Not for people like me.

“I always assumed it worked for normal kids,” I answer with a shrug. “But I’m evil all the way down to the marrow. I know the Wildlings don’t get it, but your dads? They understand it better than almost anyone. That’s why they hate me.”

I can tell Oakley wants to disagree with me, but he presses his lips together. Pushes his fingers through his thick beard. Finally, he looks at me.

“Are you evil? And this is just a mask of goodness? Or are you evil and just trying to do the good thing anyway? Or maybe a third option I haven’t thought of?”

Those are some damn good questions. I hate them.

“A mask? Like faking it?”

“Kinda.”

I shake my head. “I don’t like lying.”

“I can tell. You’ve been really honest with me.”

I flush. “You’re easy to be honest with.”

Oakley reaches for my hand, squeezing it again. My heart thumps strongly. Telling him all of this will probably make him hate me as much as his dads do, but he’s like this living truth serum.

I can’t lie to him. Or even evade the truth.

I consider his question for another moment, laughing to myself. “I think it’s more like I’m evil, but I’m gonna try and do the good thing anyway.”

“What’s that laugh about?”

“Your dad hates me because my zygote donor kidnapped him that one time. Which is totally fair,” I’m quick to add on.

“But I wish I could tell Ronan that I’m not angry or sad that he killed Silas Blake.

And it’s because Wimberley helped find me a family, despite everything they saw, that I try to bury this ugliness and help as many people as I possibly can. ”

I’ve been looking at our joined hands this whole time, and only now do I look into Oakley’s eyes again. Tears shimmer against his eyelashes.

“Shit,” I say, pulling away from him. “I’m sorry. I didn’t mean to upset you.”

He wipes the moisture from his eyes. “You didn’t upset me, Sy. It just makes me sad that somebody who works so hard to be good can still think he’s evil.”

“Oakley, come on.”

His jaw sharpens, like he’s angry. “No. You come on. Good and evil are determined by action. You can think all the horrible thoughts in your head, but they don’t become evil until you turn those thoughts into action.”

“You want action?” I lean forward. “I was late today because I murdered the man you saw in the ‘murder room.’ I literally incinerated his remains right before I walked into your office. How’s that for action?”

Oakley’s chest expands rapidly. He drums on the table. Another deep breath. Finally, he looks me in the eyes.

“Hedy wouldn’t tell me what he did to deserve being in that room. Will you?”

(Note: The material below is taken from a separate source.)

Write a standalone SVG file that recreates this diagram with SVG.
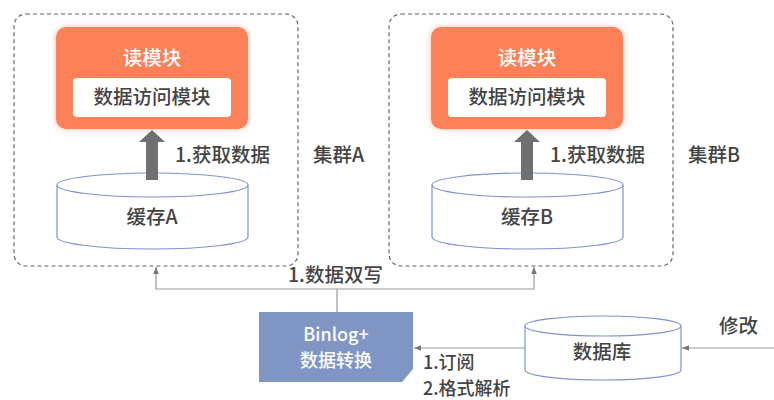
<svg xmlns="http://www.w3.org/2000/svg" width="774" height="400" viewBox="0 0 774 400">
<defs>
<filter id="glow" x="-10%" y="-15%" width="120%" height="130%">
<feDropShadow dx="0" dy="0" stdDeviation="3" flood-color="#fc8159" flood-opacity="0.5"/>
</filter>
<marker id="ah" viewBox="0 0 10 10" refX="10" refY="5" markerWidth="7" markerHeight="7" orient="auto" markerUnits="userSpaceOnUse">
<path d="M0,1 L10,5 L0,9 Z" fill="#777"/>
</marker>
</defs>
<style>
text{font-family:"Noto Sans CJK SC","Noto Sans",sans-serif;font-size:19.5px;font-weight:500;fill:#444}
.c{text-anchor:middle}
.w{fill:#fff}
.s{font-size:18px}
.cluster{fill:#fff;stroke:#666;stroke-width:1.2;stroke-dasharray:4 3}
.mod{fill:#fc8159;filter:url(#glow)}
.inner{fill:#fff}
.cyl{fill:#fff;stroke:#7f93cc;stroke-width:1.2}
.big{fill:#707070}
.line{fill:none;stroke:#999;stroke-width:1.2}
</style>
<rect width="774" height="400" fill="#fff"/>

<g id="clusterA">
<rect class="cluster" x="14" y="14" width="284" height="252" rx="12"/>
<text x="313" y="162">集群A</text>
</g>
<g id="clusterB">
<rect class="cluster" x="389" y="14" width="284" height="252" rx="12"/>
<text x="688" y="162">集群B</text>
</g>

<g id="readA">
<rect class="mod" x="56" y="27" width="192" height="102" rx="10"/>
<text class="c w" x="152" y="65">读模块</text>
<rect class="inner" x="73" y="78" width="158" height="39" rx="4"/>
<text class="c" x="152" y="104">数据访问模块</text>
</g>
<g id="readB">
<rect class="mod" x="431" y="27" width="192" height="102" rx="10"/>
<text class="c w" x="527" y="65">读模块</text>
<rect class="inner" x="448" y="78" width="158" height="39" rx="4"/>
<text class="c" x="527" y="104">数据访问模块</text>
</g>

<g id="cacheA">
<path class="cyl" d="M57,185 L57,237 A95.5,12 0 0 0 248,237 L248,185"/>
<ellipse class="cyl" cx="152.5" cy="185" rx="95.5" ry="12"/>
<text class="c" x="152" y="224">缓存A</text>
</g>
<g id="cacheB">
<path class="cyl" d="M432,185 L432,237 A95.5,12 0 0 0 623,237 L623,185"/>
<ellipse class="cyl" cx="527.5" cy="185" rx="95.5" ry="12"/>
<text class="c" x="527" y="224">缓存B</text>
</g>

<g id="binlog">
<path d="M259,312 L413,312 L413,369 L402,382 L259,382 Z" fill="#7f96c4"/>
<text class="c w s" x="336" y="341">Binlog+</text>
<text class="c w s" x="336" y="367">数据转换</text>
</g>

<g id="db">
<path class="cyl" d="M525,326 L525,370 A78,10 0 0 0 681,370 L681,326"/>
<ellipse class="cyl" cx="603" cy="326" rx="78" ry="10"/>
<text class="c" x="602" y="359">数据库</text>
</g>

<g id="connectors">
<path class="big" d="M146,180 L146,142 L139,142 L152,130 L165,142 L158,142 L158,180 Z"/>
<path class="big" d="M521,180 L521,142 L514,142 L527,130 L540,142 L533,142 L533,180 Z"/>
<text x="175" y="162">1.获取数据</text>
<text x="550" y="162">1.获取数据</text>
<path class="line" d="M337,312 L337,289"/>
<path class="line" d="M337,289 L156,289 L156,267" marker-end="url(#ah)"/>
<path class="line" d="M337,289 L534,289 L534,267" marker-end="url(#ah)"/>
<text x="288" y="282">1.数据双写</text>
<path class="line" d="M525,348 L414,348" marker-end="url(#ah)"/>
<text class="s" x="423" y="369">1.订阅</text>
<text class="s" x="423" y="395">2.格式解析</text>
<path class="line" d="M774,348 L682,348" marker-end="url(#ah)"/>
<text x="719" y="333">修改</text>
</g>
</svg>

I swallow hard. I don’t want him to know that people like that live in the world.

I shake my head.

He slowly raises his brows.

“What?” I ask, uncomfortable with telling him no, but wanting, somehow, to protect him.

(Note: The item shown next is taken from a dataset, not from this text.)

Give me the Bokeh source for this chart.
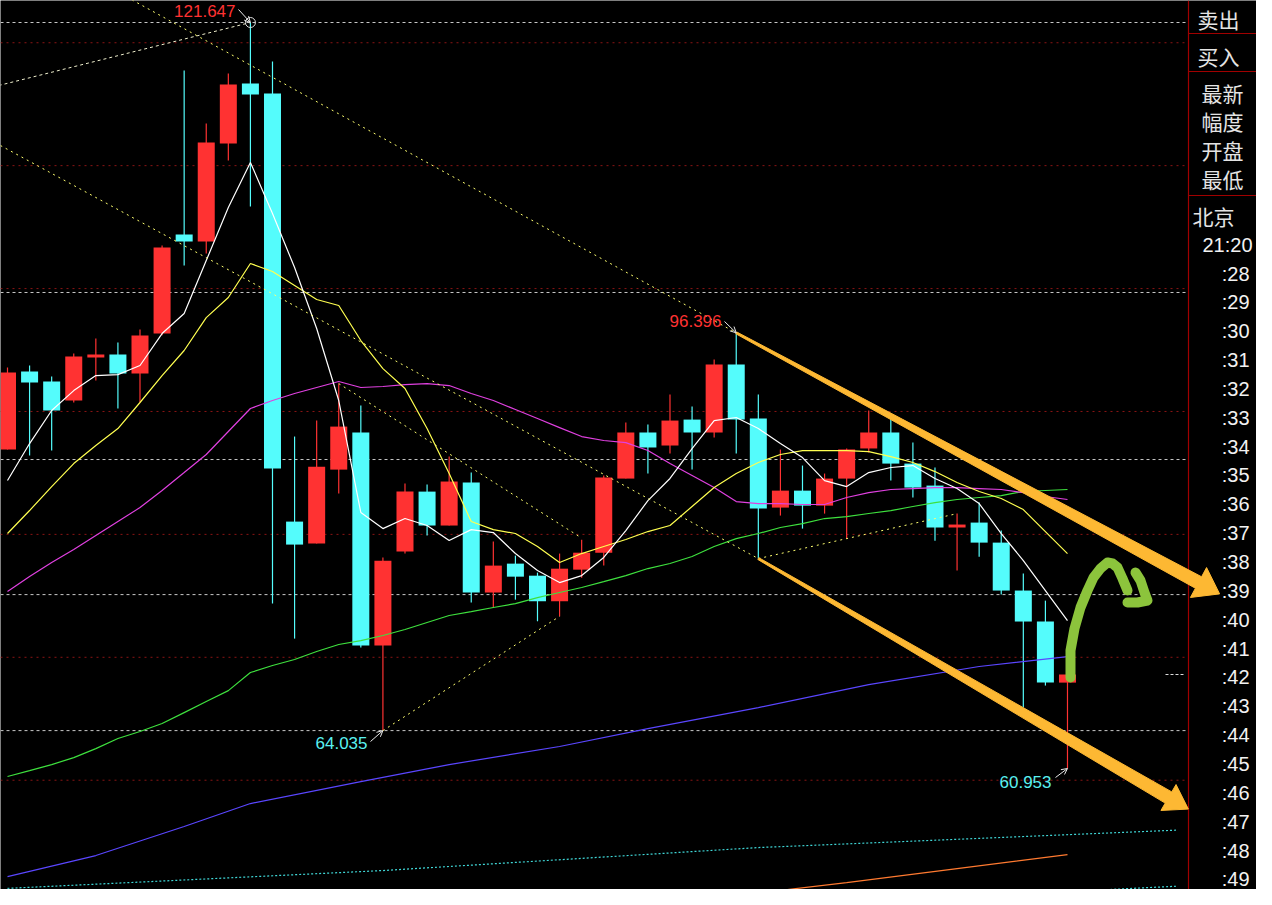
import math
from bokeh.plotting import figure
from bokeh.models import Range1d, ColumnDataSource, Arrow, OpenHead
from bokeh.core.properties import value
from bokeh.embed import file_html
from bokeh.resources import INLINE

# ---------------- data ----------------
candle_idx = list(range(49))
opens = [86.90, 93.25, 92.43, 90.89, 94.39, 94.63, 93.09, 96.34, 104.40, 103.83,
         111.80, 116.68, 115.87, 81.04, 79.25, 85.27, 88.29, 70.95, 78.60, 83.48,
         80.72, 84.22, 75.27, 77.62, 76.64, 74.56, 77.13, 78.51, 84.54, 88.29,
         87.23, 89.34, 88.29, 93.82, 89.42, 82.18, 83.56, 82.34, 84.54, 86.99,
         88.29, 85.76, 83.97, 80.56, 80.96, 79.33, 75.43, 72.91, 67.94]
highs = [93.57, 93.74, 92.84, 94.71, 95.93, 95.61, 96.67, 103.50, 117.74, 113.43,
         117.50, 121.647, 118.47, 87.96, 89.26, 92.27, 90.48, 78.11, 84.13, 84.05,
         86.33, 85.03, 79.42, 78.27, 76.89, 78.44, 79.57, 84.79, 89.10, 88.94,
         91.38, 90.40, 94.22, 96.396, 91.38, 86.90, 85.60, 84.95, 86.99, 90.07,
         89.50, 87.47, 85.44, 81.69, 82.59, 80.31, 76.81, 74.61, 68.60]
lows = [86.90, 86.41, 86.82, 90.73, 92.52, 90.24, 90.73, 96.20, 101.87, 102.85,
        110.42, 106.67, 74.37, 71.52, 79.25, 83.32, 70.79, 64.035, 78.44, 79.90,
        80.72, 74.45, 74.04, 74.69, 72.93, 73.33, 76.48, 77.46, 84.54, 84.95,
        86.58, 85.27, 87.88, 86.58, 78.03, 81.53, 80.47, 81.69, 79.65, 86.66,
        84.38, 83.00, 79.49, 77.06, 78.19, 75.10, 65.91, 67.70, 60.953]
closes = [93.17, 92.35, 90.07, 94.47, 94.63, 93.09, 96.18, 103.34, 103.83, 111.88,
          116.60, 115.79, 85.36, 79.17, 85.51, 88.77, 70.95, 77.86, 83.48, 80.72,
          84.30, 75.27, 77.46, 76.56, 74.56, 77.21, 78.51, 84.62, 88.29, 87.07,
          89.26, 88.29, 93.82, 89.34, 82.10, 83.56, 82.34, 84.54, 86.91, 88.29,
          85.76, 83.81, 80.56, 80.80, 79.33, 75.43, 72.91, 67.94, 68.60]

ma_white = [84.38, 87.39, 90.08, 91.70, 92.92, 93.00, 93.74, 96.34, 97.97, 102.28,
            106.59, 110.26, 106.11, 101.71, 96.75, 90.89, 81.78, 80.47, 81.29, 80.72,
            79.50, 80.39, 80.15, 78.44, 77.06, 76.08, 76.65, 78.12, 80.31, 82.75,
            84.55, 86.98, 89.26, 89.51, 88.61, 87.39, 86.25, 84.38, 83.89, 85.03,
            85.44, 85.60, 84.55, 83.73, 82.51, 80.07, 77.87, 75.43, 72.99]
ma_yellow = [80.07, 81.94, 83.89, 85.76, 87.23, 88.61, 90.73, 92.92, 94.96, 97.64,
             99.27, 102.04, 101.39, 100.25, 99.11, 98.62, 95.77, 93.49, 91.87, 88.61,
             84.95, 81.05, 80.39, 80.07, 79.01, 77.71, 78.44, 79.01, 79.58, 80.23,
             80.72, 82.27, 83.81, 84.95, 85.85, 86.50, 86.82, 86.82, 86.82, 86.74,
             86.33, 85.85, 85.11, 84.22, 83.49, 82.92, 82.02, 80.23, 78.44]
ma_magenta = [75.35, 76.57, 77.71, 78.77, 79.91, 81.05, 82.18, 83.57, 85.03, 86.50,
              88.37, 90.24, 90.89, 91.46, 91.95, 92.44, 91.95, 92.03, 92.19, 92.27,
              92.11, 91.46, 90.89, 90.16, 89.43, 88.69, 87.96, 87.64, 87.47, 86.82,
              85.76, 84.79, 83.81, 82.67, 82.51, 82.51, 82.43, 82.43, 83.00, 83.40,
              83.65, 83.73, 83.81, 83.81, 83.73, 83.65, 83.40, 83.08, 82.84]
ma_green = [60.30, 60.78, 61.27, 61.84, 62.57, 63.39, 63.96, 64.61, 65.50, 66.40,
            67.29, 68.76, 69.33, 69.82, 70.47, 71.04, 71.36, 71.77, 72.26, 72.83,
            73.40, 73.72, 74.05, 74.37, 74.86, 75.27, 75.68, 76.16, 76.65, 77.22,
            77.63, 78.20, 79.01, 79.66, 80.07, 80.56, 80.88, 81.29, 81.45, 81.70,
            81.94, 82.27, 82.59, 82.84, 83.00, 83.16, 83.49, 83.57, 83.65]
blue_idx = [0, 4, 8, 11, 16, 20, 25, 29, 34, 39, 44, 48]
blue_val = [52.16, 53.87, 56.23, 58.10, 59.89, 61.27, 62.74, 64.20, 65.91, 67.78, 69.25, 70.06]
orange_idx = [28, 33, 38, 43, 48]
orange_val = [49.72, 50.61, 51.67, 52.81, 53.95]
cyan1_idx = [0, 17, 34, 53]
cyan1_val = [51.20, 52.65, 54.52, 55.94]
cyan2_idx = [36, 53]
cyan2_val = [49.88, 51.38]

red_levels = [50, 60, 70, 80, 90, 100, 110, 120]
white_levels = [121.647, 99.68, 86.09, 75.10, 64.035]

# trend lines (index, price) -> (index, price)
trend_x0 = [-0.4, 4.21, -0.32, 15, 17, 34]
trend_y0 = [116.52, 124.90, 111.64, 92.27, 64.035, 78.03]
trend_x1 = [11, 33, 34, 26, 25, 43]
trend_y1 = [121.647, 96.396, 78.03, 79.70, 73.33, 81.69]

mark_labels = ["121.647", "96.396", "64.035", "60.953"]
side_labels = ["卖出", "买入", "最新", "幅度", "开盘", "最低", "北京"]
time_labels = ["21:20", ":28", ":29", ":30", ":31", ":32", ":33", ":34", ":35", ":36",
               ":37", ":38", ":39", ":40", ":41", ":42", ":43", ":44", ":45", ":46",
               ":47", ":48", ":49"]

# ---------------- layout helpers (reference pixels <-> data) ----------------
PX = 22.083
PY = 12.291
def X(px): return (px - 7.0) / PX
def Y(py): return 121.647 - (py - 22.0) / PY
def PXx(i): return 7.0 + i * PX
def PYy(v): return 22.0 + (121.647 - v) * PY

UP = "#ff3232"
DN = "#54fcfc"

p = figure(width=1256, height=889,
           x_range=Range1d(X(0), X(1256)), y_range=Range1d(Y(889), Y(0)),
           output_backend="svg", toolbar_location=None,
           x_axis_location=None, y_axis_location=None, min_border=0,
           background_fill_color="black", border_fill_color="black",
           outline_line_color=None)
p.grid.visible = False

RIGHT = X(1188)
LEFT = X(0)
# grid lines
p.segment(x0=[LEFT]*len(red_levels), y0=red_levels, x1=[RIGHT]*len(red_levels), y1=red_levels,
          line_color="#8a1414", line_width=1, line_dash="2 4")
p.segment(x0=[LEFT]*len(white_levels), y0=white_levels, x1=[RIGHT]*len(white_levels), y1=white_levels,
          line_color="#c8c8c8", line_width=1, line_dash="3 3")

# candles
colors = [UP if c > o else DN for o, c in zip(opens, closes)]
src = ColumnDataSource(dict(x=candle_idx, h=highs, l=lows,
                            top=[max(o, c) for o, c in zip(opens, closes)],
                            bottom=[min(o, c) for o, c in zip(opens, closes)],
                            color=colors))
p.segment(x0="x", y0="l", x1="x", y1="h", line_color="color", line_width=1.2, source=src)
p.vbar(x="x", width=0.77, top="top", bottom="bottom", fill_color="color",
       line_color=None, source=src)

# moving averages
p.line(candle_idx, ma_green, line_color="#3ee03e", line_width=1.2)
p.line(candle_idx, ma_magenta, line_color="#e040e0", line_width=1.2)
p.line(candle_idx, ma_yellow, line_color="#ffff50", line_width=1.2)
p.line(candle_idx, ma_white, line_color="#ffffff", line_width=1.2)
p.line(blue_idx, blue_val, line_color="#5a46ff", line_width=1.2)
p.line(orange_idx, orange_val, line_color="#ff7a30", line_width=1.2)
p.line(cyan1_idx, cyan1_val, line_color="#3fd6d6", line_width=1.2, line_dash="2 2")
p.line(cyan2_idx, cyan2_val, line_color="#3fd6d6", line_width=1.2, line_dash="2 2")

# trend lines (dotted)
p.segment(x0=trend_x0[:1], y0=trend_y0[:1], x1=trend_x1[:1], y1=trend_y1[:1],
          line_color="#eeeecc", line_width=1, line_dash="3 3")
p.segment(x0=trend_x0[1:], y0=trend_y0[1:], x1=trend_x1[1:], y1=trend_y1[1:],
          line_color="#ffff70", line_width=1, line_dash="2 4")

# current price marker
p.segment(x0=[X(1165)], y0=[closes[-1]], x1=[X(1183)], y1=[closes[-1]],
          line_color="#dddddd", line_width=1, line_dash="3 2")

# extreme value labels
mark_x = [X(235), X(721), X(367), X(1051)]
mark_y = [Y(10), Y(320), Y(742), Y(781)]
mark_c = [UP, UP, "#5af0f0", "#5af0f0"]
p.text(x=mark_x, y=mark_y, text=mark_labels, text_color=mark_c,
       text_align="right", text_baseline="middle",
       text_font=value("Liberation Sans"), text_font_size="17px")
arrow_pts = [((238, 9), (PXx(11), highs[11])), ((724, 321), (PXx(33), highs[33])),
             ((370, 741), (PXx(17), lows[17])), ((1055, 777), (PXx(48), lows[48]))]
for (sx, sy), (ex, ev) in arrow_pts:
    p.add_layout(Arrow(x_start=X(sx), y_start=Y(sy), x_end=X(ex), y_end=ev,
                       line_color="#e8e8e8", line_width=1,
                       end=OpenHead(size=6, line_color="#e8e8e8", line_width=1)))
p.scatter([11], [highs[11]], marker="circle", size=10, fill_color=None,
          line_color="#e0e0e0", line_width=1)

# right panel
p.segment(x0=[RIGHT], y0=[Y(0)], x1=[RIGHT], y1=[Y(905)], line_color="#a00000", line_width=1.2)
sep_y = [Y(33), Y(71), Y(195)]
p.segment(x0=[RIGHT]*3, y0=sep_y, x1=[X(1272)]*3, y1=sep_y, line_color="#a00000", line_width=1.2)
side_x = [X(1197), X(1197), X(1201), X(1201), X(1201), X(1201), X(1192)]
side_y = [Y(18), Y(55), Y(92), Y(120), Y(149), Y(178), Y(215)]
p.text(x=side_x, y=side_y, text=side_labels, text_color="#e4e4e4",
       text_align="left", text_baseline="middle",
       text_font=value("Noto Sans CJK SC"), text_font_size="21px")
time_x = [X(1252)] + [X(1249)] * (len(time_labels) - 1)
time_y = [Y(244)] + [Y(273 + 28.85 * k) for k in range(len(time_labels) - 1)]
p.text(x=time_x, y=time_y, text=time_labels, text_color="#f2f2f2",
       text_align="right", text_baseline="middle",
       text_font=value("Liberation Sans"), text_font_size="20px")

# orange hand-drawn arrows
def arrow_patch(xa, ya, xb, yb, wa, wb, hw, hl):
    dx, dy = xb - xa, yb - ya
    L = math.hypot(dx, dy)
    ux, uy = dx / L, dy / L
    nx, ny = -uy, ux
    pts = [(xa + nx * wa / 2, ya + ny * wa / 2),
           (xb + nx * wb / 2, yb + ny * wb / 2),
           (xb + nx * hw, yb + ny * hw),
           (xb + ux * hl, yb + uy * hl),
           (xb - nx * hw, yb - ny * hw),
           (xb - nx * wb / 2, yb - ny * wb / 2),
           (xa - nx * wa / 2, ya - ny * wa / 2)]
    return [X(q[0]) for q in pts], [Y(q[1]) for q in pts]

ax, ay = arrow_patch(PXx(33), PYy(highs[33]), 1198, 582, 2, 13, 17, 24)
p.patch(ax, ay, fill_color="#fdb833", line_color="#fdb833", line_width=1)
ax, ay = arrow_patch(PXx(34), PYy(lows[34]), 1168, 797, 2, 13, 15, 23)
p.patch(ax, ay, fill_color="#fdb833", line_color="#fdb833", line_width=1)

# green hand-drawn stroke
g1 = [(1070, 677), (1070, 650), (1074, 628), (1080, 607), (1087, 590), (1093, 577),
      (1100, 568), (1107, 562), (1112, 563), (1117, 567), (1122, 578), (1127, 590)]
g2 = [(1135, 572), (1140, 580), (1144, 592), (1147, 600), (1137, 602), (1127, 602)]
p.multi_line(xs=[[X(a) for a, b in g1], [X(a) for a, b in g2]],
             ys=[[Y(b) for a, b in g1], [Y(b) for a, b in g2]],
             line_color="#8cc43c", line_width=10, line_cap="round", line_join="round")

open("out.html", "w").write(file_html(p, INLINE))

“You’re saying he was so awful that you won’t tell me what he did?”

“Basically.”

Oak blows air out of his nose, like he’s lost patience with me. “You actively do good. Every day. You balance the books. Every. Fucking. Day. And I will make it my mission to make my fathers see what I see.”

Before I can object, he continues, “And before you try to contradict me, I’ll remind you that, of the two of us, I am the one with the advanced degree in fucked-up brains.” He laughs. “And while your brain is a masterpiece of fuckery, it is a good brain. Not an evil one.”

How can he say that when he knows what I did?

“Well, if you say so,” I joke.

“I’m not kidding you. This ends now.”

His command is a knife through the shit rolling around in my brain. He stands and circles his desk before taking me by my elbow. He urges me to stand with him and then envelops me in a hug.

His bulk is instant peace.

Oh God.

I love you so much.

The words burn on my tongue, but instead, I bury my face in his neck and hold on for dear life.

“You’re amazing, and I’m lucky to know you,” he whispers in my ear.

“Thank you,” I say, the only words I can manage that aren’t I love you so fucking much.

I let the warmth of his hug work its way through me. My eyes want to turn black, and I let them.

I know a single conversation won’t fix all the evil inside, but knowing that he sees all of it and…doesn’t fucking hate me? Doesn’t think A plus B equals terrible? It’s shifted something vital. Something big.

Oakley tightens our hug and the way his belly presses against mine…ahh. Heaven.

And hell.

Great. Now I hafta kill someone else.